• SHORT TASK:
Restate the data exactly as given and keep the pictures out.

• SOURCE EXCERPT:
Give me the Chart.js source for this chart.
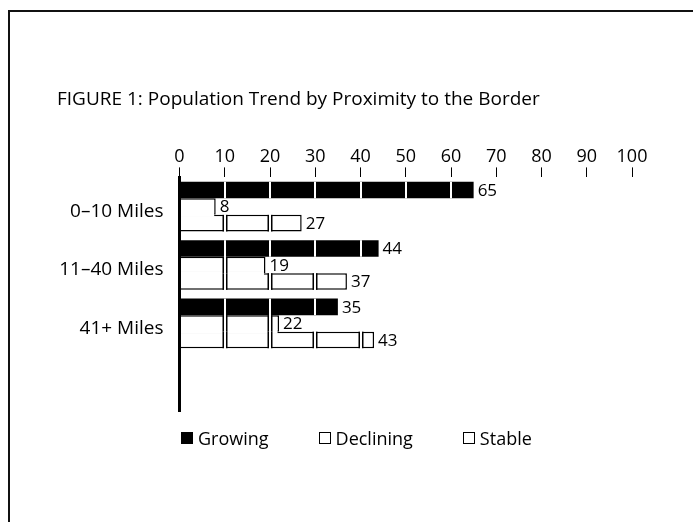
<!DOCTYPE html>
<html>
<head>
<meta charset="utf-8">
<script src="https://cdn.jsdelivr.net/npm/chart.js@4/dist/chart.umd.min.js"></script>
<style>
  html, body { margin: 0; padding: 0; background: #fff; }
  #wrap { position: relative; width: 693px; height: 522px; overflow: hidden; }
  #frame { position: absolute; left: 8px; top: 10px; right: -4px; bottom: -4px;
           border-top: 2px solid #111; border-left: 2px solid #111; }
  #chart { position: absolute; left: 0; top: 0; }
  #legend { position: absolute; left: 181px; top: 426px; display: flex; gap: 50px;
            font-family: "Open Sans", sans-serif; font-size: 18px; color: #000; }
  #legend span.item { display: flex; align-items: center; }
  #legend span.box { display: inline-block; width: 12px; height: 12px; margin-right: 5px;
                     box-sizing: border-box; }
</style>
</head>
<body>
<div id="wrap">
  <div id="frame"></div>
  <canvas id="chart" width="693" height="522"></canvas>
  <div id="legend"></div>
</div>
<script>
// values
const categories = ['0\u201310 Miles', '11\u201340 Miles', '41+ Miles', ''];
const growing = [65, 44, 35];
const declining = [8, 19, 22];
const stable = [27, 37, 43];
const xMin = 0, xMax = 100, xStep = 10;

const FONT = '"Open Sans", sans-serif';

// white/black breaks at every 10 units, like the printed bars
const segmentLines = {
  id: 'segmentLines',
  afterDatasetsDraw(chart) {
    const ctx = chart.ctx;
    const xs = chart.scales.x;
    const base = xs.getPixelForValue(0);

    // the two open bars of a group read as one outline where they overlap
    const dMeta = chart.getDatasetMeta(1), sMeta = chart.getDatasetMeta(2);
    dMeta.data.forEach((d, j) => {
      const s = sMeta.data[j];
      if (!s) return;
      const dp = d.getProps(['x', 'y', 'height'], true);
      const sp = s.getProps(['x', 'y', 'height'], true);
      const end = Math.min(dp.x, sp.x) - 1.5;
      const yTop = dp.y + dp.height / 2 - 2;
      const yBot = sp.y - sp.height / 2 + 2;
      ctx.save();
      ctx.fillStyle = '#fff';
      ctx.fillRect(base - 2, yTop, end - base + 2, yBot - yTop);
      ctx.restore();
    });

    chart.data.datasets.forEach((ds, i) => {
      chart.getDatasetMeta(i).data.forEach((bar, j) => {
        const v = ds.data[j];
        const p = bar.getProps(['y', 'height'], true);
        const top = p.y - p.height / 2, h = p.height;
        for (let t = xStep; t < v; t += xStep) {
          const px = Math.round(xs.getPixelForValue(t));
          ctx.save();
          ctx.fillStyle = '#fff';
          if (ds.backgroundColor === '#000') {
            ctx.fillRect(px - 1, top, 2, h);
          } else {
            ctx.fillRect(px - 1, top - 1, 2, h + 2);
            ctx.fillStyle = '#000';
            ctx.fillRect(px - 2.5, top, 1.5, h);
            ctx.fillRect(px + 1, top, 1.5, h);
          }
          ctx.restore();
        }
      });
    });
  }
};

// value printed just past the end of each bar
const endLabels = {
  id: 'endLabels',
  afterDatasetsDraw(chart) {
    const ctx = chart.ctx;
    ctx.save();
    ctx.font = '17px ' + FONT;
    ctx.fillStyle = '#000';
    ctx.textAlign = 'left';
    ctx.textBaseline = 'middle';
    chart.data.datasets.forEach((ds, i) => {
      chart.getDatasetMeta(i).data.forEach((bar, j) => {
        ctx.fillText(String(ds.data[j]), bar.x + 4, bar.y + 1);
      });
    });
    ctx.restore();
  }
};

const chart = new Chart(document.getElementById('chart'), {
  type: 'bar',
  data: {
    labels: categories,
    datasets: [
      { label: 'Growing', data: growing, backgroundColor: '#000', borderWidth: 0 },
      { label: 'Declining', data: declining, backgroundColor: '#fff', borderColor: '#000', borderWidth: 1.5 },
      { label: 'Stable', data: stable, backgroundColor: '#fff', borderColor: '#000', borderWidth: 1.5 }
    ]
  },
  options: {
    indexAxis: 'y',
    responsive: false,
    animation: false,
    categoryPercentage: 0.85,
    barPercentage: 1,
    layout: { padding: { left: 57, right: 61, top: 0, bottom: 111 } },
    scales: {
      x: {
        position: 'top',
        min: xMin,
        max: xMax,
        ticks: { stepSize: xStep, color: '#000', padding: 0, font: { family: FONT, size: 18 } },
        grid: { drawOnChartArea: false, tickLength: 10, color: '#000', lineWidth: 1 },
        border: { display: false }
      },
      y: {
        ticks: { color: '#000', padding: 16, labelOffset: 5, font: { family: FONT, size: 19 } },
        grid: { display: false, drawTicks: false },
        border: { display: true, color: '#000', width: 3, z: 1 },
        afterFit(scale) { scale.width = 122.5; }
      }
    },
    plugins: {
      legend: { display: false },
      tooltip: { enabled: false },
      title: {
        display: true,
        text: 'FIGURE 1: Population Trend by Proximity to the Border',
        align: 'start',
        color: '#000',
        font: { family: FONT, size: 19, weight: 'normal' },
        padding: { top: 88, bottom: 35 }
      }
    }
  },
  plugins: [segmentLines, endLabels]
});

// legend as plain html under the plot
const legend = document.getElementById('legend');
chart.data.datasets.forEach(ds => {
  const item = document.createElement('span');
  item.className = 'item';
  const box = document.createElement('span');
  box.className = 'box';
  box.style.background = ds.backgroundColor;
  box.style.border = '1.5px solid #000';
  item.appendChild(box);
  item.appendChild(document.createTextNode(ds.label));
  legend.appendChild(item);
});
</script>
</body>
</html>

• RESPONSE TO THE TASK:
Give me the Chart.js source for this chart.
<!DOCTYPE html>
<html>
<head>
<meta charset="utf-8">
<script src="https://cdn.jsdelivr.net/npm/chart.js@4/dist/chart.umd.min.js"></script>
<style>
  html, body { margin: 0; padding: 0; background: #fff; }
  #wrap { position: relative; width: 693px; height: 522px; overflow: hidden; }
  #frame { position: absolute; left: 8px; top: 10px; right: -4px; bottom: -4px;
           border-top: 2px solid #111; border-left: 2px solid #111; }
  #chart { position: absolute; left: 0; top: 0; }
  #legend { position: absolute; left: 181px; top: 426px; display: flex; gap: 50px;
            font-family: "Open Sans", sans-serif; font-size: 18px; color: #000; }
  #legend span.item { display: flex; align-items: center; }
  #legend span.box { display: inline-block; width: 12px; height: 12px; margin-right: 5px;
                     box-sizing: border-box; }
</style>
</head>
<body>
<div id="wrap">
  <div id="frame"></div>
  <canvas id="chart" width="693" height="522"></canvas>
  <div id="legend"></div>
</div>
<script>
// values
const categories = ['0\u201310 Miles', '11\u201340 Miles', '41+ Miles', ''];
const growing = [65, 44, 35];
const declining = [8, 19, 22];
const stable = [27, 37, 43];
const xMin = 0, xMax = 100, xStep = 10;

const FONT = '"Open Sans", sans-serif';

// white/black breaks at every 10 units, like the printed bars
const segmentLines = {
  id: 'segmentLines',
  afterDatasetsDraw(chart) {
    const ctx = chart.ctx;
    const xs = chart.scales.x;
    const base = xs.getPixelForValue(0);

    // the two open bars of a group read as one outline where they overlap
    const dMeta = chart.getDatasetMeta(1), sMeta = chart.getDatasetMeta(2);
    dMeta.data.forEach((d, j) => {
      const s = sMeta.data[j];
      if (!s) return;
      const dp = d.getProps(['x', 'y', 'height'], true);
      const sp = s.getProps(['x', 'y', 'height'], true);
      const end = Math.min(dp.x, sp.x) - 1.5;
      const yTop = dp.y + dp.height / 2 - 2;
      const yBot = sp.y - sp.height / 2 + 2;
      ctx.save();
      ctx.fillStyle = '#fff';
      ctx.fillRect(base - 2, yTop, end - base + 2, yBot - yTop);
      ctx.restore();
    });

    chart.data.datasets.forEach((ds, i) => {
      chart.getDatasetMeta(i).data.forEach((bar, j) => {
        const v = ds.data[j];
        const p = bar.getProps(['y', 'height'], true);
        const top = p.y - p.height / 2, h = p.height;
        for (let t = xStep; t < v; t += xStep) {
          const px = Math.round(xs.getPixelForValue(t));
          ctx.save();
          ctx.fillStyle = '#fff';
          if (ds.backgroundColor === '#000') {
            ctx.fillRect(px - 1, top, 2, h);
          } else {
            ctx.fillRect(px - 1, top - 1, 2, h + 2);
            ctx.fillStyle = '#000';
            ctx.fillRect(px - 2.5, top, 1.5, h);
            ctx.fillRect(px + 1, top, 1.5, h);
          }
          ctx.restore();
        }
      });
    });
  }
};

// value printed just past the end of each bar
const endLabels = {
  id: 'endLabels',
  afterDatasetsDraw(chart) {
    const ctx = chart.ctx;
    ctx.save();
    ctx.font = '17px ' + FONT;
    ctx.fillStyle = '#000';
    ctx.textAlign = 'left';
    ctx.textBaseline = 'middle';
    chart.data.datasets.forEach((ds, i) => {
      chart.getDatasetMeta(i).data.forEach((bar, j) => {
        ctx.fillText(String(ds.data[j]), bar.x + 4, bar.y + 1);
      });
    });
    ctx.restore();
  }
};

const chart = new Chart(document.getElementById('chart'), {
  type: 'bar',
  data: {
    labels: categories,
    datasets: [
      { label: 'Growing', data: growing, backgroundColor: '#000', borderWidth: 0 },
      { label: 'Declining', data: declining, backgroundColor: '#fff', borderColor: '#000', borderWidth: 1.5 },
      { label: 'Stable', data: stable, backgroundColor: '#fff', borderColor: '#000', borderWidth: 1.5 }
    ]
  },
  options: {
    indexAxis: 'y',
    responsive: false,
    animation: false,
    categoryPercentage: 0.85,
    barPercentage: 1,
    layout: { padding: { left: 57, right: 61, top: 0, bottom: 111 } },
    scales: {
      x: {
        position: 'top',
        min: xMin,
        max: xMax,
        ticks: { stepSize: xStep, color: '#000', padding: 0, font: { family: FONT, size: 18 } },
        grid: { drawOnChartArea: false, tickLength: 10, color: '#000', lineWidth: 1 },
        border: { display: false }
      },
      y: {
        ticks: { color: '#000', padding: 16, labelOffset: 5, font: { family: FONT, size: 19 } },
        grid: { display: false, drawTicks: false },
        border: { display: true, color: '#000', width: 3, z: 1 },
        afterFit(scale) { scale.width = 122.5; }
      }
    },
    plugins: {
      legend: { display: false },
      tooltip: { enabled: false },
      title: {
        display: true,
        text: 'FIGURE 1: Population Trend by Proximity to the Border',
        align: 'start',
        color: '#000',
        font: { family: FONT, size: 19, weight: 'normal' },
        padding: { top: 88, bottom: 35 }
      }
    }
  },
  plugins: [segmentLines, endLabels]
});

// legend as plain html under the plot
const legend = document.getElementById('legend');
chart.data.datasets.forEach(ds => {
  const item = document.createElement('span');
  item.className = 'item';
  const box = document.createElement('span');
  box.className = 'box';
  box.style.background = ds.backgroundColor;
  box.style.border = '1.5px solid #000';
  item.appendChild(box);
  item.appendChild(document.createTextNode(ds.label));
  legend.appendChild(item);
});
</script>
</body>
</html>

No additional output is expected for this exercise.